I made that rule after reading Jared Diamond's Collapse a few years ago. Like his groundbreaking Guns, Germs and Steel, Collapse is thoroughly researched and convincing. But its conclusion -- environmental mismanagement threatens the survival of civilizations -- was a pretty easy sell for me and for that reason was less thrilling to read.

Ditto Yglesias's thesis in Heads in the Sand. To sum up: by shifting to the right and/or trying to change the subject from foreign policy to domestic issues, Democrats have tended to cede political and substantive ground on U.S. foreign policy to Republicans.

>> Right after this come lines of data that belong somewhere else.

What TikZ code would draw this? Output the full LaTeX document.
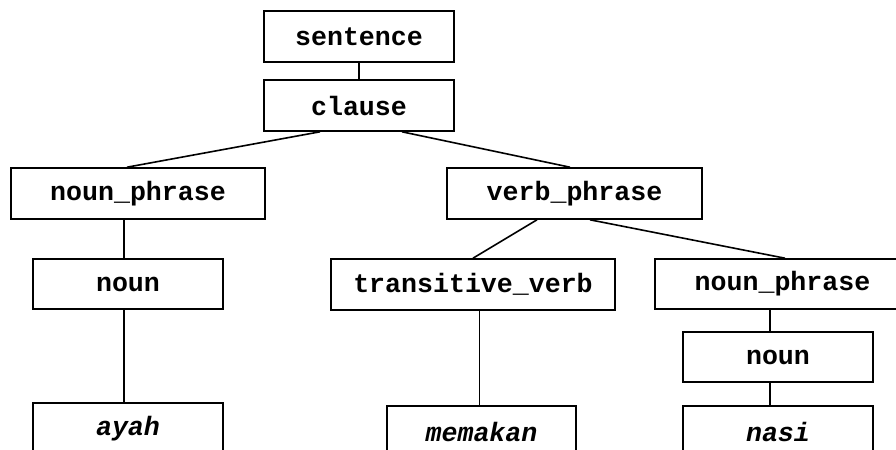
\documentclass[tikz,border=0pt]{standalone}
\usepackage{fontspec}
\setmonofont{Liberation Mono}
\usetikzlibrary{calc}

\tikzset{
  cat/.style={draw, line width=0.8pt, inner sep=0pt, minimum height=25.5pt,
    font=\fontsize{13.3}{16}\selectfont\ttfamily\bfseries},
  word/.style={cat, font=\fontsize{13.3}{16}\selectfont\ttfamily\bfseries\itshape},
  branch/.style={line width=0.8pt}
}

\begin{document}
\begin{tikzpicture}[x=0.5pt, y=-0.5pt]
        \clip (0,0) rectangle (896,450);
        \useasboundingbox (0,0) rectangle (896,450);
        % categories
        \node[cat, minimum width=95pt] (sent) at (359,36.5) {sentence};
        \node[cat, minimum width=95pt] (clause) at (359,105.5) {clause};
        \node[cat, minimum width=127pt] (np1) at (138,193.5) {noun\_phrase};
        \node[cat, minimum width=127.5pt] (vp) at (574.5,193.5) {verb\_phrase};
        \node[cat, minimum width=95pt, minimum height=25pt] (n1) at (128,284) {noun};
        \node[cat, minimum width=142pt] (tv) at (473,284.5) {transitive\_verb};
        \node[cat, minimum width=127.5pt, minimum height=25pt] (np2) at (782.5,284) {noun\_phrase};
        \node[cat, minimum width=95pt, minimum height=25pt] (n2) at (778,357) {noun};
        % words
        \node[word, minimum width=95pt] (ayah) at (128,428.5) {ayah};
        \node[word, minimum width=94.5pt] (memakan) at (481.5,431.5) {memakan};
        \node[word, minimum width=95pt] (nasi) at (778,431.5) {nasi};
        % branches
        \draw[branch] (sent.south) -- (clause.north);
        \draw[branch] ($(clause.south)+(-39,0)$) -- ($(np1.north)+(-11,0)$);
        \draw[branch] ($(clause.south)+(43,0)$) -- ($(vp.north)+(-4.5,0)$);
        \draw[branch] ($(vp.south)+(-37.5,0)$) -- (tv.north);
        \draw[branch] ($(vp.south)+(15.5,0)$) -- ($(np2.north)+(2.5,0)$);
        \draw[branch] ($(np1.south)+(-14,0)$) -- ($(n1.north)+(-4,0)$);
        \draw[branch] ($(n1.south)+(-4,0)$) -- ($(ayah.north)+(-4,0)$);
        \draw[branch] ($(tv.south)+(6.5,0)$) -- ($(memakan.north)+(-2,0)$);
        \draw[branch] ($(np2.south)+(-12.5,0)$) -- ($(n2.north)+(-8,0)$);
        \draw[branch] ($(n2.south)+(-8,0)$) -- ($(nasi.north)+(-8,0)$);
      \end{tikzpicture}
\end{document}
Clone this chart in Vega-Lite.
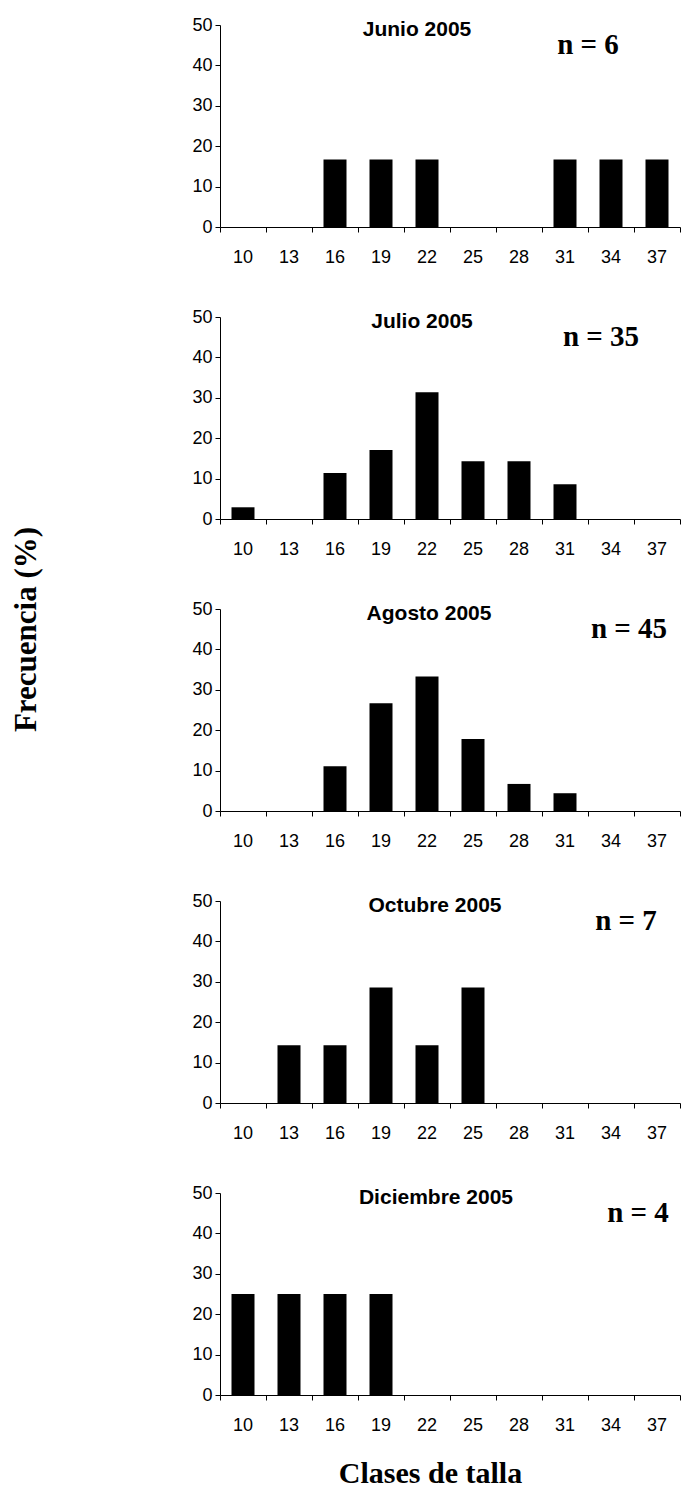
{
  "$schema": "https://vega.github.io/schema/vega-lite/v6.json",
  "background": "white",
  "padding": {"left": 10, "top": 16, "right": 0, "bottom": 0},
  "bounds": "flush",
  "spacing": 90,
  "datasets": {
    "frecuencias": [
      {"mes": "Junio 2005", "clase": 16, "pct": 16.7},
      {"mes": "Junio 2005", "clase": 19, "pct": 16.7},
      {"mes": "Junio 2005", "clase": 22, "pct": 16.7},
      {"mes": "Junio 2005", "clase": 31, "pct": 16.7},
      {"mes": "Junio 2005", "clase": 34, "pct": 16.7},
      {"mes": "Junio 2005", "clase": 37, "pct": 16.7},
      {"mes": "Julio 2005", "clase": 10, "pct": 2.9},
      {"mes": "Julio 2005", "clase": 16, "pct": 11.4},
      {"mes": "Julio 2005", "clase": 19, "pct": 17.1},
      {"mes": "Julio 2005", "clase": 22, "pct": 31.4},
      {"mes": "Julio 2005", "clase": 25, "pct": 14.3},
      {"mes": "Julio 2005", "clase": 28, "pct": 14.3},
      {"mes": "Julio 2005", "clase": 31, "pct": 8.6},
      {"mes": "Agosto 2005", "clase": 16, "pct": 11.1},
      {"mes": "Agosto 2005", "clase": 19, "pct": 26.7},
      {"mes": "Agosto 2005", "clase": 22, "pct": 33.3},
      {"mes": "Agosto 2005", "clase": 25, "pct": 17.8},
      {"mes": "Agosto 2005", "clase": 28, "pct": 6.7},
      {"mes": "Agosto 2005", "clase": 31, "pct": 4.4},
      {"mes": "Octubre 2005", "clase": 13, "pct": 14.3},
      {"mes": "Octubre 2005", "clase": 16, "pct": 14.3},
      {"mes": "Octubre 2005", "clase": 19, "pct": 28.6},
      {"mes": "Octubre 2005", "clase": 22, "pct": 14.3},
      {"mes": "Octubre 2005", "clase": 25, "pct": 28.6},
      {"mes": "Diciembre 2005", "clase": 10, "pct": 25},
      {"mes": "Diciembre 2005", "clase": 13, "pct": 25},
      {"mes": "Diciembre 2005", "clase": 16, "pct": 25},
      {"mes": "Diciembre 2005", "clase": 19, "pct": 25}
    ],
    "muestras": [
      {"mes": "Junio 2005", "n": 6, "etiqueta": "n = 6"},
      {"mes": "Julio 2005", "n": 35, "etiqueta": "n = 35"},
      {"mes": "Agosto 2005", "n": 45, "etiqueta": "n = 45"},
      {"mes": "Octubre 2005", "n": 7, "etiqueta": "n = 7"},
      {"mes": "Diciembre 2005", "n": 4, "etiqueta": "n = 4"}
    ]
  },
  "config": {
    "view": {"stroke": null},
    "axis": {
      "grid": false,
      "domainColor": "black",
      "tickColor": "black",
      "labelColor": "black",
      "titleColor": "black",
      "labelFont": "Liberation Sans",
      "labelFontSize": 18,
      "tickSize": 5
    },
    "title": {
      "font": "Liberation Sans",
      "fontSize": 21,
      "fontWeight": "bold",
      "color": "black",
      "anchor": "middle",
      "baseline": "middle",
      "offset": -24
    },
    "text": {"font": "Liberation Serif", "fontWeight": "bold", "fontSize": 29, "color": "black"}
  },
  "vconcat": [
    {
      "width": 460, "height": 202,
      "title": {"text": "Junio 2005", "dx": -33},
      "layer": [
        {
          "data": {"name": "frecuencias"},
          "transform": [{"filter": "datum.mes === 'Junio 2005'"}],
          "mark": {"type": "bar", "color": "black", "width": {"band": 0.5}},
          "encoding": {
            "x": {"field": "clase", "type": "ordinal", "scale": {"domain": [10, 13, 16, 19, 22, 25, 28, 31, 34, 37], "paddingInner": 0, "paddingOuter": 0},
              "axis": {"title": null, "labelAngle": 0, "bandPosition": 1, "tickExtra": true, "labelOffset": 0, "labelPadding": 16}},
            "y": {"field": "pct", "type": "quantitative", "scale": {"domain": [0, 50]},
              "axis": {"title": null, "values": [0, 10, 20, 30, 40, 50], "labelPadding": 3}}
          }
        },
        {
          "data": {"name": "muestras"},
          "transform": [{"filter": "datum.mes === 'Junio 2005'"}],
          "mark": {"type": "text", "dx": -23},
          "encoding": {
            "x": {"datum": 34, "type": "ordinal"},
            "y": {"datum": 45, "type": "quantitative"},
            "text": {"field": "etiqueta"}
          }
        }
      ]
    },
    {
      "width": 460, "height": 202,
      "title": {"text": "Julio 2005", "dx": -28},
      "layer": [
        {
          "data": {"name": "frecuencias"},
          "transform": [{"filter": "datum.mes === 'Julio 2005'"}],
          "mark": {"type": "bar", "color": "black", "width": {"band": 0.5}},
          "encoding": {
            "x": {"field": "clase", "type": "ordinal", "scale": {"domain": [10, 13, 16, 19, 22, 25, 28, 31, 34, 37], "paddingInner": 0, "paddingOuter": 0},
              "axis": {"title": null, "labelAngle": 0, "bandPosition": 1, "tickExtra": true, "labelOffset": 0, "labelPadding": 16}},
            "y": {"field": "pct", "type": "quantitative", "scale": {"domain": [0, 50]},
              "axis": {"title": "Frecuencia (%)", "values": [0, 10, 20, 30, 40, 50], "labelPadding": 3,
                "titleFont": "Liberation Serif", "titleFontSize": 31, "titleFontWeight": "bold", "titlePadding": 149, "titleY": 312}}
          }
        },
        {
          "data": {"name": "muestras"},
          "transform": [{"filter": "datum.mes === 'Julio 2005'"}],
          "mark": {"type": "text", "dx": -10},
          "encoding": {
            "x": {"datum": 34, "type": "ordinal"},
            "y": {"datum": 45, "type": "quantitative"},
            "text": {"field": "etiqueta"}
          }
        }
      ]
    },
    {
      "width": 460, "height": 202,
      "title": {"text": "Agosto 2005", "dx": -21},
      "layer": [
        {
          "data": {"name": "frecuencias"},
          "transform": [{"filter": "datum.mes === 'Agosto 2005'"}],
          "mark": {"type": "bar", "color": "black", "width": {"band": 0.5}},
          "encoding": {
            "x": {"field": "clase", "type": "ordinal", "scale": {"domain": [10, 13, 16, 19, 22, 25, 28, 31, 34, 37], "paddingInner": 0, "paddingOuter": 0},
              "axis": {"title": null, "labelAngle": 0, "bandPosition": 1, "tickExtra": true, "labelOffset": 0, "labelPadding": 16}},
            "y": {"field": "pct", "type": "quantitative", "scale": {"domain": [0, 50]},
              "axis": {"title": null, "values": [0, 10, 20, 30, 40, 50], "labelPadding": 3}}
          }
        },
        {
          "data": {"name": "muestras"},
          "transform": [{"filter": "datum.mes === 'Agosto 2005'"}],
          "mark": {"type": "text", "dx": 18},
          "encoding": {
            "x": {"datum": 34, "type": "ordinal"},
            "y": {"datum": 45, "type": "quantitative"},
            "text": {"field": "etiqueta"}
          }
        }
      ]
    },
    {
      "width": 460, "height": 202,
      "title": {"text": "Octubre 2005", "dx": -15},
      "layer": [
        {
          "data": {"name": "frecuencias"},
          "transform": [{"filter": "datum.mes === 'Octubre 2005'"}],
          "mark": {"type": "bar", "color": "black", "width": {"band": 0.5}},
          "encoding": {
            "x": {"field": "clase", "type": "ordinal", "scale": {"domain": [10, 13, 16, 19, 22, 25, 28, 31, 34, 37], "paddingInner": 0, "paddingOuter": 0},
              "axis": {"title": null, "labelAngle": 0, "bandPosition": 1, "tickExtra": true, "labelOffset": 0, "labelPadding": 16}},
            "y": {"field": "pct", "type": "quantitative", "scale": {"domain": [0, 50]},
              "axis": {"title": null, "values": [0, 10, 20, 30, 40, 50], "labelPadding": 3}}
          }
        },
        {
          "data": {"name": "muestras"},
          "transform": [{"filter": "datum.mes === 'Octubre 2005'"}],
          "mark": {"type": "text", "dx": 15},
          "encoding": {
            "x": {"datum": 34, "type": "ordinal"},
            "y": {"datum": 45, "type": "quantitative"},
            "text": {"field": "etiqueta"}
          }
        }
      ]
    },
    {
      "width": 460, "height": 202,
      "title": {"text": "Diciembre 2005", "dx": -14},
      "layer": [
        {
          "data": {"name": "frecuencias"},
          "transform": [{"filter": "datum.mes === 'Diciembre 2005'"}],
          "mark": {"type": "bar", "color": "black", "width": {"band": 0.5}},
          "encoding": {
            "x": {"field": "clase", "type": "ordinal", "scale": {"domain": [10, 13, 16, 19, 22, 25, 28, 31, 34, 37], "paddingInner": 0, "paddingOuter": 0},
              "axis": {"title": "Clases de talla", "labelAngle": 0, "bandPosition": 1, "tickExtra": true, "labelOffset": 0, "labelPadding": 16,
                "titleFont": "Liberation Serif", "titleFontSize": 30, "titleFontWeight": "bold", "titlePadding": 24, "titleX": 210}},
            "y": {"field": "pct", "type": "quantitative", "scale": {"domain": [0, 50]},
              "axis": {"title": null, "values": [0, 10, 20, 30, 40, 50], "labelPadding": 3}}
          }
        },
        {
          "data": {"name": "muestras"},
          "transform": [{"filter": "datum.mes === 'Diciembre 2005'"}],
          "mark": {"type": "text", "dx": 27},
          "encoding": {
            "x": {"datum": 34, "type": "ordinal"},
            "y": {"datum": 45, "type": "quantitative"},
            "text": {"field": "etiqueta"}
          }
        }
      ]
    }
  ]
}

On its face, this seems to be the basic conventional wisdom of the left at the moment. But this book's thesis goes a step further in its prescription. Instead of merely calling for louder and more pronounced dovishness and restoration of sound/open governance (though these too are important), Yglesias calls for Democrats to more clearly articulate an alternative vision based on the principles of liberal internationalism.

Withdrawal from Iraq gives Democrats a politically easy way to be liberal on foreign policy since it touches people's lives and some people equate it with undoing the biggest foreign policy mistake in a generation (invading Iraq in the first place). But they've not yet incorporated withdrawal into a greater vision for the U.S. role in the world. I'm concerned that when the withdrawal is complete or mostly complete, and Democrats no longer have a widely agreed policy point to hammer home, they'll turn back to their old ways if they don't start talking big ideas now.

I don't really know if this is a direction Matt Yglesias is headed with his book, but I'm philosophically aligned enough with him that I may read it to get some ideas for how this problem might be resolved.

-- Scott Paul

Note: Despite the partisan approach to Yglesias's book and this post, there are some terrific and responsible Republican public officials offering smart foreign policy ideas. Steve regularly mentions Chuck Hagel; I'll call attention to Dick Lugar, all around decent guy and my organization's "Legislator for Global Solutions." Check out this link -- Lugar really did show some really incredible leadership on a number of fronts last year.